60th and older (1963 and beyond)
‘I have a Dream’ says Martin Luther King, JFK is assassinated by Lee Harvey Oswald in Dallas and The Beatles top the charts with Please Please Me.
A terrible Bordeaux vintage, 1963 is all about vintage Port. With bitter chocolate and thick-cut marmalade in perfect balance, the Fonseca (£264-£345 Four Walls, Huntsworth Wine Co, MWH, Nickolls & Perks, Vintage Wine & Port, Vintage Wine Gifts) is outstanding, but the last word should go to Paul Symington on Dow’s (£150-£265 Fairley’s, Nickolls & Perks, Old Spirits Company, Vintage Port Shop, Vintage Wine Gifts, Wine Dancer): ‘It is one of the greatest Ports ever made. Absolutely magnificent today, it will continue to mature gracefully for many decades to come. Made by my father Michael at Quinta do Bomfim in the ancient stone lagares when I was just 10 years old, I remember him telling me later that this wine enabled him to send me to school in the UK in 1966. This is the Everest of Vintage Ports.’
In 1953, Queen Elizabeth II is crowned in Westminster Abbey, Hillary and Tenzing reach the summit of Mt Everest, and the first Playboy features Marilyn Monroe as its centrefold. Tasting the Marqués de Riscal, Reserva Rioja in 2015, Steven Spurrier found it ‘lovely with a caressing texture’.
In France, the Banyuls L’Etoile co-op is today still offering its Banyuls 1953 at €595 a bottle.
Over in Australia, Colin Gramp made the groundbreaking Orlando, Barossa Special Vintage Riesling 1953, which foreshadowed the great Rieslings of Yalumba’s Pewsey Vale, Orlando’s Steingarten and Leo Buring’s Eden Valley, and it was the inaugural Penfolds, St Henri Claret.

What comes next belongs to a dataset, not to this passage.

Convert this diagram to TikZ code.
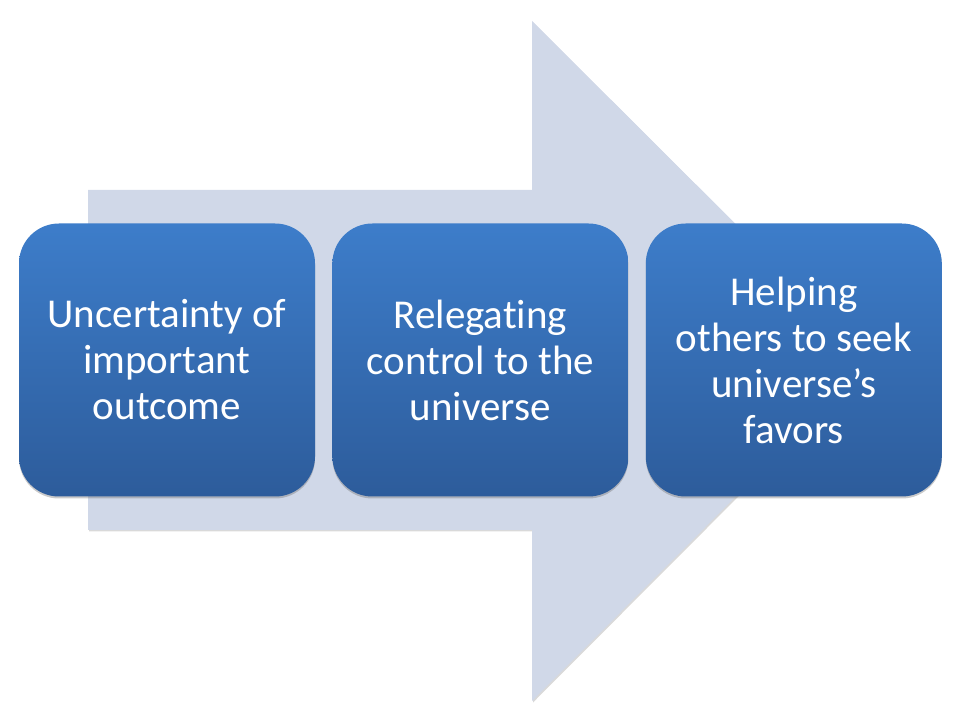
\documentclass[tikz,border=0pt]{standalone}
\usepackage{fontspec}
\setmainfont[Ligatures=NoCommon]{Carlito}
\usetikzlibrary{positioning, shadows}
\definecolor{arrowgray}{HTML}{D0D8E8}
\definecolor{boxtop}{HTML}{3D7DCA}
\definecolor{boxbottom}{HTML}{2D5C9B}

\tikzset{
  stepbox/.style={rectangle, rounded corners=40pt, minimum width=296pt, minimum height=273pt,
    top color=boxtop, bottom color=boxbottom, text=white, align=center,
    font=\fontsize{41}{46}\selectfont,
    drop shadow={shadow xshift=0pt, shadow yshift=-2pt, opacity=0.35, fill=black!60}},
}

\begin{document}
\begin{tikzpicture}[x=1pt, y=1pt, node distance=17pt]
  \useasboundingbox (0,0) rectangle (960,720);

  % big background arrow
  \fill[arrowgray, drop shadow={shadow xshift=1pt, shadow yshift=-1.5pt, opacity=0.3, fill=black!50}]
    (88,190) -- (88,530) -- (532,530) -- (532,699) -- (872,360) -- (532,19) -- (532,190) -- cycle;

  % three steps
  \node (Unc) [stepbox] at (167,360) {Uncertainty of\\important\\outcome};
  \node (Rel) [stepbox, right=of Unc] {Relegating\\control to the\\universe};
  \node (Help) [stepbox, right=of Rel] {Helping\\others to seek\\universe’s\\favors};
\end{tikzpicture}
\end{document}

If all else fails, Taylor’s fabulous Very Very Old Port (£620ib-£890 Farr Vintners, Millésima, Turville Valley) is the latest in a series of hors d’age blends, made up of a selection of rare lots wood-matured in Taylor’s cellars in some cases since before World War 2. This VVOP comes in a decanter, with stopper, in its own wooden case.